Meg points out that they can't become the most popular clique simply by defeating Penny's; they must provide an alternative social scene. Karen says she and her "other major ally" are working on that. The scene shifts to Karen meeting at home with Stan who, still bitter over Rich's injury and departure, has his own reasons to get revenge on Penny. Noticing Karen casually flirting with him, and still looking for a way out of his relationship with Michelle, Stan tries to get Karen to cheat on Marshall with him, and when she resists, suggests outright that she dump him, as she'd then be even more desirable and popular. Faced with Karen's adamant refusal to do either, Stan gets down to brainstorming ideas for parties that would be more enticing than Penny's. "How well do you do with frozen drink mixes?", he asks her, giving the arc its name.
Tropes
- Alpha Bitch: Meg, in her backstory.
- Call Back: Freshman Penny's bringdown of Meg in this chapter expands on an allusion to the same event in the comic's first storyline. More significantly, the Flash Back shows that Meg was far from an innocent victim.

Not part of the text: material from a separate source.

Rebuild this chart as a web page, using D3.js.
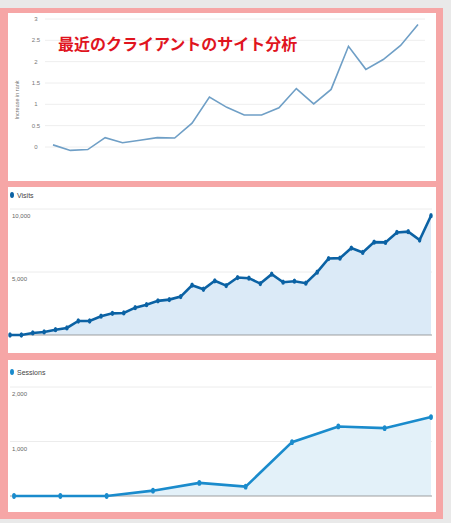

- Completely Missing the Point: Meg says of Sara, "We still need to find out why she's dressing so dyke."
- Even Evil Has Standards: Karen refuses to cheat on Marshall, or even to break up with him so she can sleep around, not even to defeat Penny.
- Five-Bad Band: Karen's clique, assembled so as to parallel Penny's Five-Man Band:
- The Big Bad: Karen, corresponding to Penny (The Hero)
- The Dragon: Meg, corresponding to Sara (The Lancer)
- The Evil Genius: Cyndi, an ironic counterpart, in more ways than one, to Michelle (The Ditz, instead of The Smart Guy). In fact, Karen doesn't see Cyndi as a genius, but rather as "visual relief and a good follower," like Michelle. However, as "The Popsicle War" progresses, Cyndi will show herself to be not such a Ditz after all.
- The Brute: Samantha, corresponding to Brandi (The Big Guy).
- The Dark Chick: Charlotte, corresponding to Katy-Ann (The Chick)
- Everything Is Racist: Samantha's attitude towards her "whiiiiite" allies, particularly Meg.
- Flash Back
- Handsome Lech: Stan.
- The Mole: Cyndi in Penny's clique, and Helen in Aggie's.
- Pride Before a Fall: Meg, in her backstory. Also discussed amongst Meg, Samantha and Charlotte, the latter of whom, in a snarky aside to Cyndi, points out that this formulation of the saying is in fact a misquote of Proverbs 16: 18: "Pride goes before destruction, and a haughty spirit before a fall."
- Shout-Out
- The title of the arc as a whole is an allusion to Robert Cormier's young adult novel The Chocolate War, which in its own way also deals with the debilitating and dangerous effects of high school cliques, as well as with attempts to challenge that social order.
- The chapter title alludes to the DC Universe's Injustice League, Evil Counterpart to the Justice League of America.
- Sure Why Not: On the webcomic's forum, a fan asked T Campbell why it was that Penny, who appears from hints given by Helen in other arcs to have been popular well before high school, appears so unglamourous and lacking in confidence as a freshman in this chapter's Flash Back. Another fan suggested that she'd been popular in junior high, but had suffered a setback in the transition to high school. Campbell endorsed that suggestion.
- You Watch Too Much X: After Samantha suggests hiring another biker to seduce Penny and then humiliate her on camera, Meg points out her obvious lifting from John Tucker Must Die. When Samantha later asks how the clique can make use of Aggie, Meg says, "Maybe we could rip off a movie plot."